Tuan V. Vu, O. Y. Khyzhun, A. A. Lavrentyev, B. V. Gabrelian, V. I. Sabov, M. Y. Sabov, M. Y. Filep, A. I. Pogodin, I. E. Barchiy, A. O. Fedorchuk, B. Andriyevskyi, M. Piasecki

Source title: 
Materials Chemistry and Physics, 277: 125556, 2022 (ISI)
Academic year of acceptance: 
2021-2022
Abstract: 

A centimeter size crystal of silver- and bismuth-bearing selenophosphate, AgBiP2Se6, was effectively grown for the first time by Bridgman technique and characterized via different experimental and theoretical techniques to explore its quality and some physicochemical properties. The present experimental and theoretical data reveal a well-defined layered structure of the AgBiP2Se6 compound and its highly anisotropic optical constants.

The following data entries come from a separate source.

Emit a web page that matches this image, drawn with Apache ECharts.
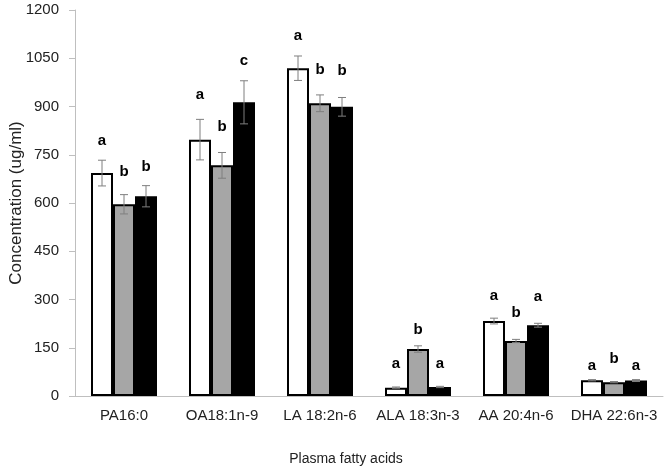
<!DOCTYPE html>
<html>
<head>
<meta charset="utf-8">
<script src="https://cdn.jsdelivr.net/npm/echarts@6/dist/echarts.min.js"></script>
<style>html,body{margin:0;padding:0;background:#fff;}#chart{width:667px;height:469px;}</style>
</head>
<body>
<div id="chart"></div>
<script>
var categories = ['PA16:0', 'OA18:1n-9', 'LA 18:2n-6', 'ALA 18:3n-3', 'AA 20:4n-6', 'DHA 22:6n-3'];
var yTicks = [0, 150, 300, 450, 600, 750, 900, 1050, 1200];

var values1 = [693, 797, 1019, 26, 233, 49];
var values2 = [596, 717, 910, 146, 171, 43];
var values3 = [621, 913, 899, 28, 220, 48];

var errors1 = [40, 63, 38, 2, 9, 2];
var errors2 = [30, 40, 26, 10, 5, 2];
var errors3 = [33, 67, 29, 2, 6, 3];

var letters1 = ['a', 'a', 'a', 'a', 'a', 'a'];
var letters2 = ['b', 'b', 'b', 'b', 'b', 'b'];
var letters3 = ['b', 'c', 'b', 'a', 'a', 'a'];

var letterY1 = [793, 936, 1119, 99, 312, 93];
var letterY2 = [696, 837, 1013, 205, 257, 114];
var letterY3 = [712, 1042, 1010, 99, 309, 93];

var BAR_W = 22;
var chart = echarts.init(document.getElementById('chart'));

function errSeries(values, errors, letters, letterY, offset) {
  var data = values.map(function (v, i) { return [i, v + errors[i], v - errors[i], letterY[i]]; });
  return {
    type: 'custom',
    z: 10,
    silent: true,
    data: data,
    encode: { x: 0, y: [1, 2] },
    renderItem: function (params, api) {
      var i = api.value(0);
      var top = api.coord([i, api.value(1)]);
      var bot = api.coord([i, api.value(2)]);
      var lab = api.coord([i, api.value(3)]);
      var x = top[0] + offset;
      var cap = 4;
      var st = { stroke: '#7f7f7f', lineWidth: 1 };
      return {
        type: 'group',
        children: [
          { type: 'line', shape: { x1: x, y1: top[1], x2: x, y2: bot[1] }, style: st },
          { type: 'line', shape: { x1: x - cap, y1: top[1], x2: x + cap, y2: top[1] }, style: st },
          { type: 'line', shape: { x1: x - cap, y1: bot[1], x2: x + cap, y2: bot[1] }, style: st },
          { type: 'text', x: x, y: lab[1], style: { text: letters[params.dataIndex], fill: '#000', font: 'bold 15px "Liberation Sans", Arial, sans-serif', align: 'center', verticalAlign: 'middle' } }
        ]
      };
    }
  };
}

var option = {
  animation: false,
  backgroundColor: '#fff',
  textStyle: { fontFamily: '"Liberation Sans", Arial, sans-serif' },
  grid: { left: 75, right: 4, top: 10, bottom: 73, containLabel: false, outerBoundsMode: 'none' },
  xAxis: {
    type: 'category',
    data: categories,
    name: 'Plasma fatty acids',
    nameLocation: 'middle',
    nameGap: 56,
    nameMoveOverlap: false,
    nameTextStyle: { fontSize: 14, color: '#222', padding: [0, 46, 0, 0] },
    axisLine: { show: true, lineStyle: { color: '#bfbfbf', width: 1 } },
    axisTick: { show: false },
    axisLabel: { fontSize: 15, color: '#222', margin: 12, interval: 0 }
  },
  yAxis: {
    type: 'value',
    min: yTicks[0],
    max: yTicks[yTicks.length - 1],
    interval: yTicks[1] - yTicks[0],
    name: 'Concentration (ug/ml)',
    nameLocation: 'middle',
    nameGap: 50,
    nameMoveOverlap: false,
    nameTextStyle: { fontSize: 17, color: '#222' },
    axisLine: { show: true, lineStyle: { color: '#bfbfbf', width: 1 } },
    axisTick: { show: true, length: 6, lineStyle: { color: '#bfbfbf' } },
    axisLabel: { fontSize: 15, color: '#222', margin: 16, formatter: function (v) { return String(v); } },
    splitLine: { show: false }
  },
  series: [
    { type: 'bar', data: values1, barWidth: BAR_W, barGap: '0%', itemStyle: { color: '#ffffff', borderColor: '#000', borderWidth: 2 } },
    { type: 'bar', data: values2, barWidth: BAR_W, barGap: '0%', itemStyle: { color: '#a6a6a6', borderColor: '#000', borderWidth: 2 } },
    { type: 'bar', data: values3, barWidth: BAR_W, barGap: '0%', itemStyle: { color: '#000000', borderColor: '#000', borderWidth: 2 } },
    errSeries(values1, errors1, letters1, letterY1, -BAR_W),
    errSeries(values2, errors2, letters2, letterY2, 0),
    errSeries(values3, errors3, letters3, letterY3, BAR_W)
  ]
};
chart.setOption(option);
</script>
</body>
</html>
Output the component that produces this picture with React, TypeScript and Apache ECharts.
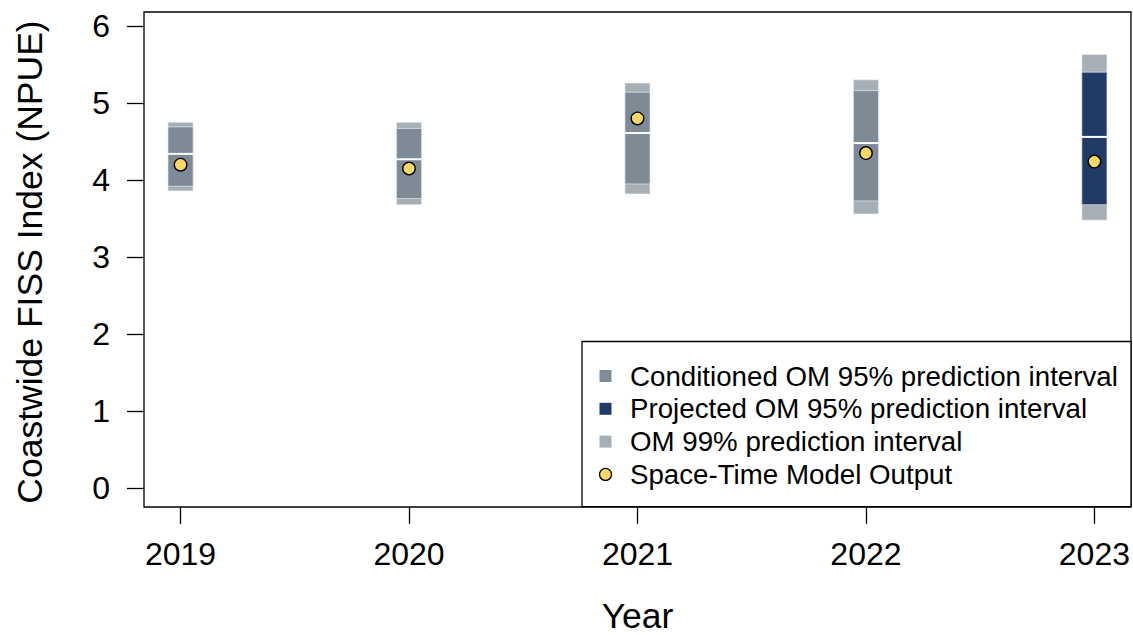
import { useEffect, useRef } from "react";
import * as echarts from "echarts";

// Survey years and the Coastwide FISS index intervals for each year
const years = [2019, 2020, 2021, 2022, 2023];
const lower99 = [3.86, 3.68, 3.82, 3.56, 3.48];
const upper99 = [4.75, 4.75, 5.26, 5.3, 5.63];
const lower95 = [3.92, 3.76, 3.95, 3.73, 3.68];
const upper95 = [4.69, 4.67, 5.14, 5.16, 5.4];
const median = [4.34, 4.27, 4.61, 4.48, 4.56];
const spaceTime = [4.2, 4.15, 4.8, 4.35, 4.24];
const projected = [false, false, false, false, true];
const yTicks = [0, 1, 2, 3, 4, 5, 6];

const legendNames = [
  "Conditioned OM 95% prediction interval",
  "Projected OM 95% prediction interval",
  "OM 99% prediction interval",
  "Space-Time Model Output",
];

const COL_COND = "#7e8b96";
const COL_PROJ = "#213b67";
const COL_99 = "#a6afb6";
const COL_POINT = "#fed865";
const FONT = "'Liberation Sans', Arial, sans-serif";
const HALF = 0.055; // half width of each interval box, in years

export default function App() {
  const ref = useRef<HTMLDivElement>(null);

  useEffect(() => {
    const chart = echarts.init(ref.current!, null, { renderer: "svg" });

    const data99 = years.map((y, i) => [y, lower99[i], upper99[i]]);
    const cond95 = years
      .map((y, i) => [y, lower95[i], upper95[i], median[i]])
      .filter((_, i) => !projected[i]);
    const proj95 = years
      .map((y, i) => [y, lower95[i], upper95[i], median[i]])
      .filter((_, i) => projected[i]);
    const points = years.map((y, i) => [y, spaceTime[i]]);

    const boxRect = (api: any, color: string) => {
      const x = api.value(0);
      const a = api.coord([x - HALF, api.value(1)]);
      const b = api.coord([x + HALF, api.value(2)]);
      return {
        type: "rect",
        shape: { x: a[0], y: b[1], width: b[0] - a[0], height: a[1] - b[1] },
        style: { fill: color, stroke: "rgba(240,243,245,0.8)", lineWidth: 0.8 },
      };
    };

    const box95 = (color: string) => (_p: any, api: any) => {
      const x = api.value(0);
      const m1 = api.coord([x - HALF, api.value(3)]);
      const m2 = api.coord([x + HALF, api.value(3)]);
      return {
        type: "group",
        children: [
          boxRect(api, color),
          {
            type: "line",
            shape: { x1: m1[0], y1: m1[1], x2: m2[0], y2: m2[1] },
            style: { stroke: "#ffffff", lineWidth: 2 },
          },
        ],
      };
    };

    const legendTop = 376;
    const legendStep = 32.8;
    const legendMarkers: any[] = [
      { type: "rect", shape: { x: 599.5, y: legendTop - 6, width: 12, height: 12 }, style: { fill: COL_COND } },
      { type: "rect", shape: { x: 599.5, y: legendTop + legendStep - 6, width: 12, height: 12 }, style: { fill: COL_PROJ } },
      { type: "rect", shape: { x: 599.5, y: legendTop + 2 * legendStep - 6, width: 12, height: 12 }, style: { fill: COL_99 } },
      {
        type: "circle",
        shape: { cx: 605.5, cy: legendTop + 3 * legendStep, r: 6 },
        style: { fill: COL_POINT, stroke: "#000", lineWidth: 1.3 },
      },
    ];
    const legendTexts = legendNames.map((name, i) => ({
      type: "text",
      x: 630,
      y: legendTop + i * legendStep,
      style: {
        text: name,
        font: `27.7px ${FONT}`,
        fill: "#000",
        textAlign: "left",
        textVerticalAlign: "middle",
      },
    }));

    chart.setOption({
      animation: false,
      backgroundColor: "#ffffff",
      grid: {
        left: 144,
        top: 12,
        right: 2,
        bottom: 128,
        show: true,
        borderColor: "#000",
        borderWidth: 1.3,
        backgroundColor: "transparent",
      },
      xAxis: {
        type: "value",
        min: 2018.84,
        max: 2023.16,
        splitLine: { show: false },
        axisLine: { show: false, onZero: false },
        axisTick: {
          show: true,
          length: 17,
          lineStyle: { color: "#000", width: 1.3 },
          customValues: years,
        },
        axisLabel: {
          customValues: years,
          formatter: (v: number) => String(v),
          margin: 31,
          fontSize: 32,
          color: "#000",
          fontFamily: FONT,
        },
      },
      yAxis: {
        type: "value",
        min: -0.24,
        max: 6.18,
        splitLine: { show: false },
        axisLine: { show: false, onZero: false },
        axisTick: {
          show: true,
          length: 17,
          lineStyle: { color: "#000", width: 1.3 },
          customValues: yTicks,
        },
        axisLabel: {
          customValues: yTicks,
          formatter: (v: number) => String(v),
          margin: 34,
          fontSize: 32,
          color: "#000",
          fontFamily: FONT,
        },
      },
      series: [
        {
          name: legendNames[2],
          type: "custom",
          renderItem: (_p: any, api: any) => boxRect(api, COL_99),
          encode: { x: 0, y: [1, 2] },
          data: data99,
          z: 2,
        },
        {
          name: legendNames[0],
          type: "custom",
          renderItem: box95(COL_COND),
          encode: { x: 0, y: [1, 2] },
          data: cond95,
          z: 3,
        },
        {
          name: legendNames[1],
          type: "custom",
          renderItem: box95(COL_PROJ),
          encode: { x: 0, y: [1, 2] },
          data: proj95,
          z: 3,
        },
        {
          name: legendNames[3],
          type: "scatter",
          data: points,
          symbol: "circle",
          symbolSize: 12.5,
          itemStyle: { color: COL_POINT, borderColor: "#000", borderWidth: 1.4, opacity: 1 },
          z: 5,
        },
      ],
      graphic: [
        {
          type: "text",
          x: 30,
          y: 262,
          rotation: Math.PI / 2,
          style: {
            text: "Coastwide FISS Index (NPUE)",
            font: `35.5px ${FONT}`,
            fill: "#000",
            textAlign: "center",
            textVerticalAlign: "middle",
          },
        },
        {
          type: "text",
          x: 637.5,
          y: 615.5,
          style: {
            text: "Year",
            font: `35.5px ${FONT}`,
            fill: "#000",
            textAlign: "center",
            textVerticalAlign: "middle",
          },
        },
        {
          type: "rect",
          shape: { x: 582, y: 341.5, width: 549, height: 165.2 },
          style: { fill: "#fff", stroke: "#000", lineWidth: 1.3 },
          z: 10,
        },
        ...legendMarkers.map((m) => ({ ...m, z: 11 })),
        ...legendTexts.map((t) => ({ ...t, z: 11 })),
      ],
    });

    return () => chart.dispose();
  }, []);

  return (
    <div
      ref={ref}
      style={{ position: "absolute", left: 0, top: 0, width: 1133, height: 635, background: "#fff" }}
    />
  );
}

In particular, the AgBiP2Se6 crystal was studied to estimate binding energies of core-level electrons of the atoms constituting the crystal and to explore the energy distribution of the valence electronic states for both as-grown and treated with middle-energy Ar+ ions surfaces. The XPS data reveal high hygroscopicity of the AgBiP2Se6 crystal. The SEM/EDX results feature a composition of the crystal to be very close to a nominal stoichiometric content. In the present work we probe various models to gain the best correspondence of theoretical total density of states curve and the experimental XPS spectrum. We have established theoretically that contributions of Se p states prevail in the upper section of the valence band, its central section is prevailed by Ag d states, while the bottom is formed from contributions of P p states. Following the band-structure findings, we examine in detail the optical constants of the compound under study. In particular, the present calculations yield that AgBiP2Se6 is a promising optoelectronic semiconductor with essential anisotropic behavior for two main non-zero diagonal constituents of the second order dielectric tensor in special energy regions for all the optical constants, whereas the energy-loss spectrum is isotropic.